À 51 ans, Bruno David rayonne : dans un flot de paroles, il raconte les rencontres inespérées qui l’ont amené de l’agriculture à la mécanique. À 16 ans, Bruno, fils unique, rejoint son père sur la ferme familiale. Docile, il abandonne ses espoirs de suivre un BEP en électronique et devient aide familial, avant de s’installer avec son père. Puis suivent un mariage, à 22 ans, et deux enfants. La ferme en Loire-Atlantique qui occupe les deux hommes reste modeste : 60 ha de polyculture-élevage avec un quota de 60 000 l de lait. Les résultats économiques, corrects au début, s’effritent à partir des années 2000. La ferme vivote et Bruno sent la lassitude qui s’installe, le goût pour les vaches qui s’évanouit… Moins épaulé par son père vieillissant, il traîne sans cœur des journées à rallonge.

La ferme vivote

Son divorce en 2016 est un électrochoc. Trois mois après la séparation, Bruno, « jamais malade », enchaîne deux phlébites et échappe au pire. Son médecin lui déconseille l’élevage : un mauvais coup est vite arrivé. Mais a-t-il vraiment le choix ? Bruno se sent coincé.

L’annonce à son père

C’est dans cette ambiance morose qu’il reçoit un appel de l’assistante sociale de la MSA, insistant pour le rencontrer. Convaincante, elle l’inscrit à une session « Avenir en soi » de la MSA : sept jours répartis sur six mois pour faire le point et reprendre confiance en soi. Bruno saisit la perche, malgré une organisation compliquée pour la traite. Il ne le regrettera pas : « J’ai pris conscience que j’étais “empêché” dans ma vie. » Un autre avenir lui semble désormais possible. Il poursuit par la formation « Continuer ou se reconvertir » (lire l’encadré) et ressort marqué par le témoignage d’une éleveuse qui disait « revivre » en abandonnant le lait. C’est décidé : il arrêtera les vaches et la ferme dans deux ans et demi, en décembre 2020.

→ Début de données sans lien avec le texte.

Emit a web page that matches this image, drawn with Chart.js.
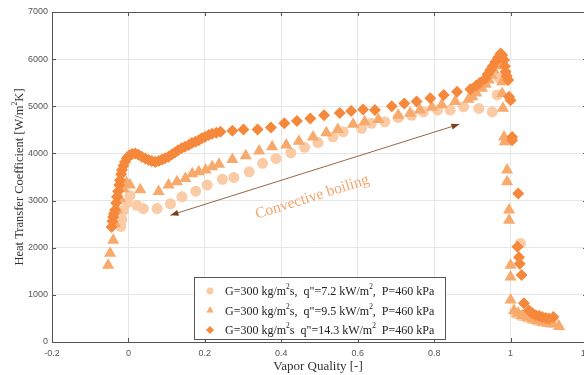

Reste le plus dur : le dire à son père. Pour le fils dévoué et loyal, c’est une « montagne ». Prenant son courage à deux mains, à la veille de ses 47 ans, il lui annonce. « Il y a eu un blanc, puis il a dit avec un petit sourire : “Tu as bien raison, mais protège bien les terres.” » Le soulagement de Bruno est immense. Il ne lui reste plus qu’à préparer son départ, résilier ses baux et vendre ses bêtes. Il signera des baux précaires avec des éleveurs de chevaux sur ses terres et conservera les bâtiments et le matériel.

BTS en alternance

Au cours d’un bilan de compétences, lui qui n’a que le brevet, renoue avec son rêve d’enfant : être technicien de maintenance. Le Greta (formation pour adulte) l’accepte et la Région le finance pour son bac pro maintenance des équipements industriels (MEI) à la rentrée 2020. À 50 ans, Bruno obtient son bac avec une mention « très bien ». Ses profs le poussent à poursuivre par un BTS maintenance des systèmes de production (MSP) en alternance à Saint Félix-La Salle (là même où il voulait étudier 35 ans plus tôt).

Sans trop y croire, Bruno envoie huit candidatures… Il reçoit huit offres. L’agriculteur rompu aux réparations électriques et mécaniques plaît aux entreprises. Il signe un contrat de professionnalisation avec Sofop Talia, leader français de l’outillage pro, à Montoir-de-Bretagne. Son chef Sébastien Hurtrel, qui a toujours misé sur l’apprentissage pour ce métier en tension de recrutement, espère le garder : « Bruno a de la maturité, est hypermotivé et travailleur, et il a déjà de l’expérience. » Bruno ne tarit pas d’éloge sur son entreprise et son métier qui n’a « rien du travail à la chaîne ». « Mon père espérait sûrement que je revienne à la ferme, mais je suis trop heureux ici. » Dans ses semaines au lycée avec des jeunes de 19 ans, il est « papa », délégué de classe et mascotte. Il sortira diplômé en juin 2023.